In his campaigns, Paul is true to his calls to shut down the Federal Reserve, return the country’s currency to the gold standard and halt all military interventions overseas.
Ron Paul is described as a “Libertarian”. What exactly is one of these critters? What does the modern Libertarian believe? Is it just another form of Conservatism?
Libertarianism is the belief that each person has the right to live his life as he chooses so long as he respects the equal rights of others. Libertarians defend each person’s right to life, liberty, and property. In the libertarian view, voluntary agreement is the gold standard of human relationships. If there is no good reason to forbid something (a good reason being that it violates the rights of others), it should be allowed. Force should be reserved for prohibiting or punishing those who themselves use force, such as murderers, robbers, rapists, kidnappers, and defrauders (who practice a kind of theft). Most people live their own lives by that code of ethics. Libertarians believe that that code should be applied consistently, even to the actions of governments, which should be restricted to protecting people from violations of their rights. Governments should not use their powers to censor speech, conscript the young, prohibit voluntary exchanges, steal or “redistribute” property, or interfere in the lives of individuals who are otherwise minding their own business.

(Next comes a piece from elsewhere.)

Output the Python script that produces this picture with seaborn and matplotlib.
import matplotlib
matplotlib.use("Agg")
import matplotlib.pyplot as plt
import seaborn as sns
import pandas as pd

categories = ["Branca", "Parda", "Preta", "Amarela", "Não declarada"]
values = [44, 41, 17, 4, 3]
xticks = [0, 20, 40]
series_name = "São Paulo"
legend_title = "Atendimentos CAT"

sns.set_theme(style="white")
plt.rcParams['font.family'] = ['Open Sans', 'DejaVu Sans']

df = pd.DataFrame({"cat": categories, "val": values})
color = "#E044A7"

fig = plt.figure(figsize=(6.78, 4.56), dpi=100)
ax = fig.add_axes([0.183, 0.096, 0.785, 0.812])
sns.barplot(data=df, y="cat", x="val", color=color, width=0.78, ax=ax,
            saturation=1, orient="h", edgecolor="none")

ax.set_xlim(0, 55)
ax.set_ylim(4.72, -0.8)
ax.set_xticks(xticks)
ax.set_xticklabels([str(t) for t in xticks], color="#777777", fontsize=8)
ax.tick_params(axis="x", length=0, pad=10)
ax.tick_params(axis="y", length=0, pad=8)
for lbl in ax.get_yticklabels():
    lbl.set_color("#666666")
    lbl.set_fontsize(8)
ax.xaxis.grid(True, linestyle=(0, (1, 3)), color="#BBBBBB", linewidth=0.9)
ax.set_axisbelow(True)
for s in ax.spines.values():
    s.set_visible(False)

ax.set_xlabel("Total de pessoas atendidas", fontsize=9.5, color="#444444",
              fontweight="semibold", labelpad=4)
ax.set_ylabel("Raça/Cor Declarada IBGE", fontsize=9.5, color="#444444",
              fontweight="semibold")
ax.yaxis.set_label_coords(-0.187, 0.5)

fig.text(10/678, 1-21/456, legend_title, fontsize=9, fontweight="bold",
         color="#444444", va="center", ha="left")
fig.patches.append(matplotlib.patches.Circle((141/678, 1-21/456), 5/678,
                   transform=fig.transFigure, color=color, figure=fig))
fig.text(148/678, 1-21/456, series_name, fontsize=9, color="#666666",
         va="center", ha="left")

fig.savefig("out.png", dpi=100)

Libertarian ideas are becoming increasingly influential. Philosopher Robert Nozick’s Anarchy, State, and Utopia helped to revitalize political theory and to focus attention on the proper limits of state power. Classical liberal economists and social scientists have pioneered the understanding of processes of social coordination and change, many of them earning Nobel Prizes in the process. And the broad global trend toward economic deregulation, freer trade, limits on taxes, toleration of minorities, and greater personal freedom shows the influence of libertarian ideas and libertarian thinkers and activists.
Ronald Reagan defined Conservatism as a three-legged stool: Social Conservatism, Fiscal Conservatism, and National Defense.

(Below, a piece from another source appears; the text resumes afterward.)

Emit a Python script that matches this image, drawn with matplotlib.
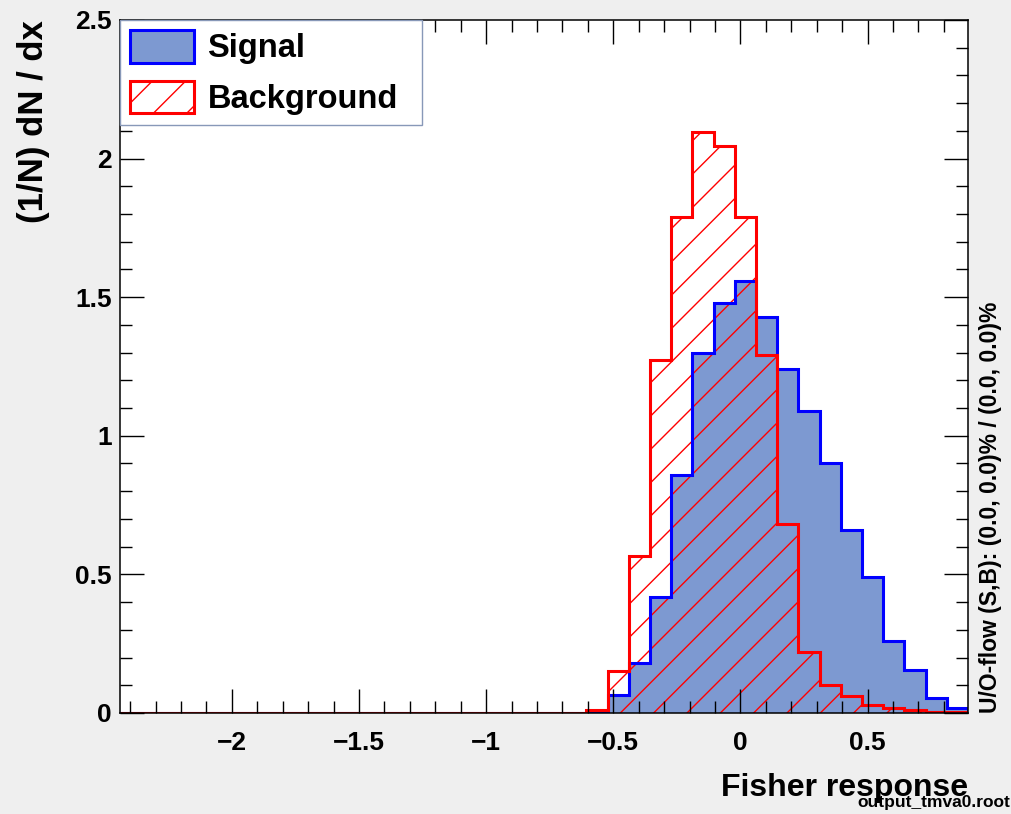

Today’s Libertarians misidentify themselves as Conservatives. They discard two out of the three legs of the stool, identifying themselves as only as “Fiscal Conservatives.”
If you’re having a discussion with someone and they call themselves a “Fiscal Conservative,” 9 times out of ten, you’re talking to a Libertarian.
Dr. Paul is a Libertarian. Among other arrows in his quiver, he wants to legalize marijuana. That’s why the self-proclaimed “intellectual” college-age young folks, with their heads full of mush, want to vote for him.
That’s personal responsibility thingy is a pain, isn’t it, boys and girls?
I found myself in a discussion with one of these young followers the other day, who was posting his Paulian praises on the Facebook page of Conservative Pundit Michelle Malkin. Needless to say, the young man got very frustrated with my insistence on remaining faithful to Reagan Conservatism and with my refusal to believe in the brilliance that is Dr. Ron Paul. That young man called me ignorant and wound up his less-than-cogent argument by saying that my parents had never married, in a very crude manner.
Being a 53 year old Son of the South, I must confess, I snapped and I proceeded to tell the young Paulnut the way the cow ate the cabbage:
Reality Check: Ron Paul is a old man, who has run for President several times. He is this generation’s Pat Paulsen (look him up). He is anti-semitic, pro-Iranian, and is a cranky, old isolationist nutjob, whom one would expect to find in a corner somewhere, with his underwear on top of his head, babbling , “I like cheese!” If he was the genius you idiots claim that he is, he would have won the presidency by now. Loosen up your tin foil hat, boy. It’s shaping your head into a point.
Now is not the time to redefine Conservatism. Now is the time to vote for it.